#### [MATERIAL PROVIDED]
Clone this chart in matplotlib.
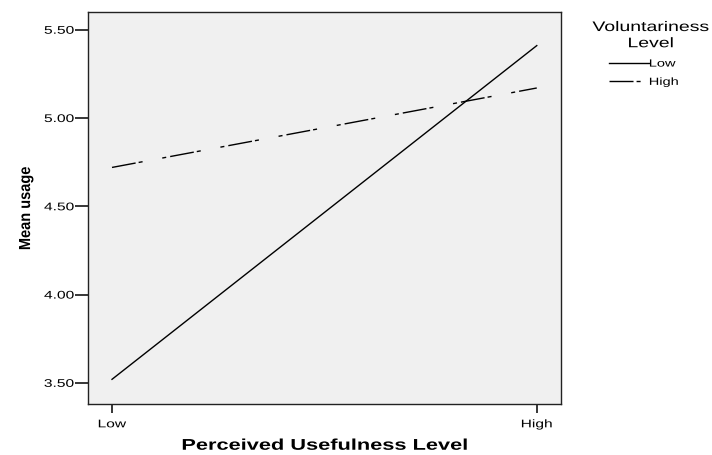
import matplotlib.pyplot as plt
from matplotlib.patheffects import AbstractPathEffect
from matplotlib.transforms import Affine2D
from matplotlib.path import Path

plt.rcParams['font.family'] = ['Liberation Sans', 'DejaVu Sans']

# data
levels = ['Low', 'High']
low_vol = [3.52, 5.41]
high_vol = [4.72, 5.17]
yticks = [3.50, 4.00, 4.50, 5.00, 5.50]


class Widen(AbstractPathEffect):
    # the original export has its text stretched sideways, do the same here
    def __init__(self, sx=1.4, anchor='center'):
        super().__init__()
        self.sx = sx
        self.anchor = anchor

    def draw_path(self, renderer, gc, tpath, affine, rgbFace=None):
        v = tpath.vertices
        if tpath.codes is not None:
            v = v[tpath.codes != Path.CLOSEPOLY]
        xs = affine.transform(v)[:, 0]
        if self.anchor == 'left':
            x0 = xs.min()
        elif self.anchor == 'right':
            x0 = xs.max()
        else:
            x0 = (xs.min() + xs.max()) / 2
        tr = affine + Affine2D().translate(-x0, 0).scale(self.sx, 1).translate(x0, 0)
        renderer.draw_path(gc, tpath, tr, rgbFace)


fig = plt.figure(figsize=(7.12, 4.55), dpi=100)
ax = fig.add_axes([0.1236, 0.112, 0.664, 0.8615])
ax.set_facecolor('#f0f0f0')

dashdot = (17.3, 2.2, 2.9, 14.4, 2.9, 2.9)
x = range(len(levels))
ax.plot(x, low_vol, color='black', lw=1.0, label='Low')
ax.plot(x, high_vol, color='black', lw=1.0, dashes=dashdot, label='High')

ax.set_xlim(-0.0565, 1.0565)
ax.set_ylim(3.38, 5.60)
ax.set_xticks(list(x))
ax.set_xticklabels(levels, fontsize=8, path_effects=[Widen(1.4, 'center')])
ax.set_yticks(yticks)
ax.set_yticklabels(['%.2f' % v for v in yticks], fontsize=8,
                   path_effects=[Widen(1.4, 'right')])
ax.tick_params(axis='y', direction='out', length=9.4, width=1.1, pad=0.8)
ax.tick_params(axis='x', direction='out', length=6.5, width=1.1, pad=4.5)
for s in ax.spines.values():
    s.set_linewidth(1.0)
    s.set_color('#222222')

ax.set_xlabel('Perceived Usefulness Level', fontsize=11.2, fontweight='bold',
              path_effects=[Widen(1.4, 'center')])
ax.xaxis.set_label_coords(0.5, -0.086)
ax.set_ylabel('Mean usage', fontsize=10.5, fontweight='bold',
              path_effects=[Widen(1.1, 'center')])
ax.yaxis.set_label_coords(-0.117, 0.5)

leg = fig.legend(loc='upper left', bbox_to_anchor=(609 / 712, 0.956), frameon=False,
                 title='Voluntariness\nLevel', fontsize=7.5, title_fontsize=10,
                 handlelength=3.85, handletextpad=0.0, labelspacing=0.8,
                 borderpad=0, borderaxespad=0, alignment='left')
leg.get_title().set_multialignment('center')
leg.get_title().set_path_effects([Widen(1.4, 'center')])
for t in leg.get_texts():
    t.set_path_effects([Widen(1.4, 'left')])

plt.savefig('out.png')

* * *

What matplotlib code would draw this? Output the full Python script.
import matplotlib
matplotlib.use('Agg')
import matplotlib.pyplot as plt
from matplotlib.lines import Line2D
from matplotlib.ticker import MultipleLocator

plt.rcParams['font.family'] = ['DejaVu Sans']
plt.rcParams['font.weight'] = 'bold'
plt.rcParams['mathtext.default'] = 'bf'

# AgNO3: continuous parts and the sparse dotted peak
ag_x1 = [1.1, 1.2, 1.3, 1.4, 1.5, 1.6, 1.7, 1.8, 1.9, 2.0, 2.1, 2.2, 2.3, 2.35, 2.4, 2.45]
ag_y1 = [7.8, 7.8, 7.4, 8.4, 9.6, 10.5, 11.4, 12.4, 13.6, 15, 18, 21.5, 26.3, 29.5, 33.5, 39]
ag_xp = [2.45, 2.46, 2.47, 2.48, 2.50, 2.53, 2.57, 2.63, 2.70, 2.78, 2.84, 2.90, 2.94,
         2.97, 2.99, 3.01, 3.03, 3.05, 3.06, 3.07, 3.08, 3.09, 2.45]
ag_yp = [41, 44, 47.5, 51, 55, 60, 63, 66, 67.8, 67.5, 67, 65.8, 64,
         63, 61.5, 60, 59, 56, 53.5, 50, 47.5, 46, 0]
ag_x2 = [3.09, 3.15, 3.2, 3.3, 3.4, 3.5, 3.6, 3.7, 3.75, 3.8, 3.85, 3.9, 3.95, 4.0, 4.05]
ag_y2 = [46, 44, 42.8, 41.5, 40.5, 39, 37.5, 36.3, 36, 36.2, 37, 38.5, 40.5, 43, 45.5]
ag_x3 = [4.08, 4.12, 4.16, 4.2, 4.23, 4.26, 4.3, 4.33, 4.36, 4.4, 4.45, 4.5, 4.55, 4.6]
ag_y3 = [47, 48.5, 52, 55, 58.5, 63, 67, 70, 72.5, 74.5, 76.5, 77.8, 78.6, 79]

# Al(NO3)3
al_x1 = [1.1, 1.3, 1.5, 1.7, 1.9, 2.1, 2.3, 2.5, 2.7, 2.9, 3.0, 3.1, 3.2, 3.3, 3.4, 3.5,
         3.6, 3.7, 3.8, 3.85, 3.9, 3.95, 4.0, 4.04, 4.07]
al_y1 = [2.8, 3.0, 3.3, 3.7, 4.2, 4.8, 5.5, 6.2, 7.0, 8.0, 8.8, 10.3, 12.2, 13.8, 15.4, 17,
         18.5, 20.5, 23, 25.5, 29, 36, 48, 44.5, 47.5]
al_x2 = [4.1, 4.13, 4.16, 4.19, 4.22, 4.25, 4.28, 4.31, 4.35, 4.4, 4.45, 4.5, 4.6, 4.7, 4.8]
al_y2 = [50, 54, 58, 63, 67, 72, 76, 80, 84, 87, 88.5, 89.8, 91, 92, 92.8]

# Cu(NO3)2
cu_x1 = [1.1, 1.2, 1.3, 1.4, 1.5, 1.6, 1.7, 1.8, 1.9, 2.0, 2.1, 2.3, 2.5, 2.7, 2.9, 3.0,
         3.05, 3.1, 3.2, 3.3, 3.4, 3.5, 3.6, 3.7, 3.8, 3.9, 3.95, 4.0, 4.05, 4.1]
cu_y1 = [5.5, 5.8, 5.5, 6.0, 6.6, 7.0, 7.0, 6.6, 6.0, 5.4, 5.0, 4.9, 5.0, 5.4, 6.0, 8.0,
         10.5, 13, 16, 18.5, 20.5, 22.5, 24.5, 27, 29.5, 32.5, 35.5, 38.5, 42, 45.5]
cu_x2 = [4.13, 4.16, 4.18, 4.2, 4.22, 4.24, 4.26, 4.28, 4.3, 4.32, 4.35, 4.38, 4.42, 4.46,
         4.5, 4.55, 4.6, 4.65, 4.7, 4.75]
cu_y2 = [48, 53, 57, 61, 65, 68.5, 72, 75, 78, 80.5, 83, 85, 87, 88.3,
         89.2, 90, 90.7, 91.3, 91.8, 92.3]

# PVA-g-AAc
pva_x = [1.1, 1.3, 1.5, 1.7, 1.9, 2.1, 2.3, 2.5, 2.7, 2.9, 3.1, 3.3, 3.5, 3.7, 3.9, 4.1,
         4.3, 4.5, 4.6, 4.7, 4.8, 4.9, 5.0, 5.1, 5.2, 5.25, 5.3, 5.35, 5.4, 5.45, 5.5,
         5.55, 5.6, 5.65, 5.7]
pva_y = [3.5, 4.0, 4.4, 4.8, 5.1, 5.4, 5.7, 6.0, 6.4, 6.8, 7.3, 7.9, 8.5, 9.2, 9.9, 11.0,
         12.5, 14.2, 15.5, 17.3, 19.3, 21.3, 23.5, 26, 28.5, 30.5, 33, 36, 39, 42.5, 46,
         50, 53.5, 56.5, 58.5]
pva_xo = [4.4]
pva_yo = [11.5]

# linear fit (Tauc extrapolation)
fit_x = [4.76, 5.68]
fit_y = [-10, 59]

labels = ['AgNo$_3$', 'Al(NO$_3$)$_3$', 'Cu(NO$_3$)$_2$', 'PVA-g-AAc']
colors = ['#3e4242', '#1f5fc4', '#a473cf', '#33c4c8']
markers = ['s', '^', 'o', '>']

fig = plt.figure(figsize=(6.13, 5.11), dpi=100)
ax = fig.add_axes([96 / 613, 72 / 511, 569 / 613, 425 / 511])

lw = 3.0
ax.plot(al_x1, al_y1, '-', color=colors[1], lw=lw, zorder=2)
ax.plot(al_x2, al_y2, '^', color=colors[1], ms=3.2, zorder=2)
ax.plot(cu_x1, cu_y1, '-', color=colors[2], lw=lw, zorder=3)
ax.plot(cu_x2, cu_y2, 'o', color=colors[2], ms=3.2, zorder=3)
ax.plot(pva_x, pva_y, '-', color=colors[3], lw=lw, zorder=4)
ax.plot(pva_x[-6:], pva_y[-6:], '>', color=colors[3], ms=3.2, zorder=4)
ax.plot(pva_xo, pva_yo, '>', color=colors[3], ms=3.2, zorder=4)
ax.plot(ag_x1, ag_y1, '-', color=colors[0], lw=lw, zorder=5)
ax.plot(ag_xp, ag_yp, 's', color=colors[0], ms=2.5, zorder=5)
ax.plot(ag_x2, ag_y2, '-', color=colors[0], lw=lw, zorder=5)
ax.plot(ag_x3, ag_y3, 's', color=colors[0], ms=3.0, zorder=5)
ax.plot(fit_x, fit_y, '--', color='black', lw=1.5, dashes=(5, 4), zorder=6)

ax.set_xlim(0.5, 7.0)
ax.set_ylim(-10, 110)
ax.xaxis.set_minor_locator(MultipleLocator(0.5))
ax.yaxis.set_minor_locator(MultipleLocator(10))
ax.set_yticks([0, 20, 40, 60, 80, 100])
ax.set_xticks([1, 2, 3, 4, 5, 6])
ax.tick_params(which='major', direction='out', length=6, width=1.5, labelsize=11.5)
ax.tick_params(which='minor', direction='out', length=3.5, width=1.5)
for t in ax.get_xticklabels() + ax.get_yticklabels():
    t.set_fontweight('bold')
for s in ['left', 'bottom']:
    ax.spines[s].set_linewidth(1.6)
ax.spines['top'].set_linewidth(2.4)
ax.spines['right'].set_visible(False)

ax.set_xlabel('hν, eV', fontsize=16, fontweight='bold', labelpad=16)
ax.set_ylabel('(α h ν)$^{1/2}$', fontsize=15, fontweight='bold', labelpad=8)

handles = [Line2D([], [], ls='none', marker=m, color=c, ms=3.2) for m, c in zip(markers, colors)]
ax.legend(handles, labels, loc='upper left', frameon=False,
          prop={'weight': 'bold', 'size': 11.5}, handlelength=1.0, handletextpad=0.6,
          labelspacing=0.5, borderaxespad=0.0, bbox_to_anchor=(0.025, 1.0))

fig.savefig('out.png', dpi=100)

#### [OBJECTIVE]
Write out the lines beginning with the one that contains "Clone this chart in matplotlib." and ending with the one that contains "plt.rcParams['font.family'] = ['Liberation", exactly as given. Leave pictures out.

#### [RESULT OF THIS EXERCISE]
Clone this chart in matplotlib.
import matplotlib.pyplot as plt
from matplotlib.patheffects import AbstractPathEffect
from matplotlib.transforms import Affine2D
from matplotlib.path import Path

plt.rcParams['font.family'] = ['Liberation Sans', 'DejaVu Sans']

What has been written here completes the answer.